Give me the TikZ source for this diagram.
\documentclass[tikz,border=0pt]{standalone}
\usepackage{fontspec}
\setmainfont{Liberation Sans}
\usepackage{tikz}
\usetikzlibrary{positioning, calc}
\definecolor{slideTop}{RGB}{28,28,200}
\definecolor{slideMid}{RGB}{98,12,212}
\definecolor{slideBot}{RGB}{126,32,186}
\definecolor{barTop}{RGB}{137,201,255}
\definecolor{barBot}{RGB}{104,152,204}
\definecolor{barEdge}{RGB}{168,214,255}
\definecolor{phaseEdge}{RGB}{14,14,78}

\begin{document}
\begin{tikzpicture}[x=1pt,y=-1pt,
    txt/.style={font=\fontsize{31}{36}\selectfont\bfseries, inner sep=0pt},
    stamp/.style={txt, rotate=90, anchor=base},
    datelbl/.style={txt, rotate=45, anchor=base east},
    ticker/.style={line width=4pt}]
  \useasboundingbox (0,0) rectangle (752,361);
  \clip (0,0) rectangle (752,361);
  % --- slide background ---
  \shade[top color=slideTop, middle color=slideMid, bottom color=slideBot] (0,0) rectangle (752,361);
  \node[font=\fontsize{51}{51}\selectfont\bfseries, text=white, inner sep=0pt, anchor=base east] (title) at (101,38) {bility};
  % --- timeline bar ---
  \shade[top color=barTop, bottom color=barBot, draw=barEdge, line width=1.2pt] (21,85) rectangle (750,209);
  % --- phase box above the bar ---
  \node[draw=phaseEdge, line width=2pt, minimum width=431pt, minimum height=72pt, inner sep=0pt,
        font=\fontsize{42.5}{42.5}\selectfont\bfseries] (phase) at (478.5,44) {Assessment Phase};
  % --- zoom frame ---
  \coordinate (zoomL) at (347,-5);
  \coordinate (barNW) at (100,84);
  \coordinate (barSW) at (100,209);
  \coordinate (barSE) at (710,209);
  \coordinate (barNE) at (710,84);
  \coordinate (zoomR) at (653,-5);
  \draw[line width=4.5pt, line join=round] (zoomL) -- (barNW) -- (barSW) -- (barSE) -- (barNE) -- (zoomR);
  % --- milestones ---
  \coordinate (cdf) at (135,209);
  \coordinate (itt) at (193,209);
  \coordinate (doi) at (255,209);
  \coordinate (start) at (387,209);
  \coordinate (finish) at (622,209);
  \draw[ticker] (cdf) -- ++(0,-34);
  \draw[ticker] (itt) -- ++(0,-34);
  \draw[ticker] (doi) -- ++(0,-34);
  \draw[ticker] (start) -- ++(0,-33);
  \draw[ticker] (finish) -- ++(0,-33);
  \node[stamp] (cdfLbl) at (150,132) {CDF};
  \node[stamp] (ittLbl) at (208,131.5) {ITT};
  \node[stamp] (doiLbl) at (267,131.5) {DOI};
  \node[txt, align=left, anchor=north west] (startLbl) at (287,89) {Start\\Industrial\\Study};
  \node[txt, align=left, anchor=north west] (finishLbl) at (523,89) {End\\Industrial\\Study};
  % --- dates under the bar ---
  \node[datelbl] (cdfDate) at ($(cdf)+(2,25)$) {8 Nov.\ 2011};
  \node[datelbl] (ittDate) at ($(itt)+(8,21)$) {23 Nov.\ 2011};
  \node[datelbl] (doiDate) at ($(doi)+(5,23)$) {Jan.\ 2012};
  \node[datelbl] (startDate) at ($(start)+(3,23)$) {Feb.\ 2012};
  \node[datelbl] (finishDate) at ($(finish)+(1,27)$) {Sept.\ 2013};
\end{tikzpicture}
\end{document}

→ **Exercise task**
Go through the listing above and restate it word for word.

→ **Final answer**
Give me the TikZ source for this diagram.
\documentclass[tikz,border=0pt]{standalone}
\usepackage{fontspec}
\setmainfont{Liberation Sans}
\usepackage{tikz}
\usetikzlibrary{positioning, calc}
\definecolor{slideTop}{RGB}{28,28,200}
\definecolor{slideMid}{RGB}{98,12,212}
\definecolor{slideBot}{RGB}{126,32,186}
\definecolor{barTop}{RGB}{137,201,255}
\definecolor{barBot}{RGB}{104,152,204}
\definecolor{barEdge}{RGB}{168,214,255}
\definecolor{phaseEdge}{RGB}{14,14,78}

\begin{document}
\begin{tikzpicture}[x=1pt,y=-1pt,
    txt/.style={font=\fontsize{31}{36}\selectfont\bfseries, inner sep=0pt},
    stamp/.style={txt, rotate=90, anchor=base},
    datelbl/.style={txt, rotate=45, anchor=base east},
    ticker/.style={line width=4pt}]
  \useasboundingbox (0,0) rectangle (752,361);
  \clip (0,0) rectangle (752,361);
  % --- slide background ---
  \shade[top color=slideTop, middle color=slideMid, bottom color=slideBot] (0,0) rectangle (752,361);
  \node[font=\fontsize{51}{51}\selectfont\bfseries, text=white, inner sep=0pt, anchor=base east] (title) at (101,38) {bility};
  % --- timeline bar ---
  \shade[top color=barTop, bottom color=barBot, draw=barEdge, line width=1.2pt] (21,85) rectangle (750,209);
  % --- phase box above the bar ---
  \node[draw=phaseEdge, line width=2pt, minimum width=431pt, minimum height=72pt, inner sep=0pt,
        font=\fontsize{42.5}{42.5}\selectfont\bfseries] (phase) at (478.5,44) {Assessment Phase};
  % --- zoom frame ---
  \coordinate (zoomL) at (347,-5);
  \coordinate (barNW) at (100,84);
  \coordinate (barSW) at (100,209);
  \coordinate (barSE) at (710,209);
  \coordinate (barNE) at (710,84);
  \coordinate (zoomR) at (653,-5);
  \draw[line width=4.5pt, line join=round] (zoomL) -- (barNW) -- (barSW) -- (barSE) -- (barNE) -- (zoomR);
  % --- milestones ---
  \coordinate (cdf) at (135,209);
  \coordinate (itt) at (193,209);
  \coordinate (doi) at (255,209);
  \coordinate (start) at (387,209);
  \coordinate (finish) at (622,209);
  \draw[ticker] (cdf) -- ++(0,-34);
  \draw[ticker] (itt) -- ++(0,-34);
  \draw[ticker] (doi) -- ++(0,-34);
  \draw[ticker] (start) -- ++(0,-33);
  \draw[ticker] (finish) -- ++(0,-33);
  \node[stamp] (cdfLbl) at (150,132) {CDF};
  \node[stamp] (ittLbl) at (208,131.5) {ITT};
  \node[stamp] (doiLbl) at (267,131.5) {DOI};
  \node[txt, align=left, anchor=north west] (startLbl) at (287,89) {Start\\Industrial\\Study};
  \node[txt, align=left, anchor=north west] (finishLbl) at (523,89) {End\\Industrial\\Study};
  % --- dates under the bar ---
  \node[datelbl] (cdfDate) at ($(cdf)+(2,25)$) {8 Nov.\ 2011};
  \node[datelbl] (ittDate) at ($(itt)+(8,21)$) {23 Nov.\ 2011};
  \node[datelbl] (doiDate) at ($(doi)+(5,23)$) {Jan.\ 2012};
  \node[datelbl] (startDate) at ($(start)+(3,23)$) {Feb.\ 2012};
  \node[datelbl] (finishDate) at ($(finish)+(1,27)$) {Sept.\ 2013};
\end{tikzpicture}
\end{document}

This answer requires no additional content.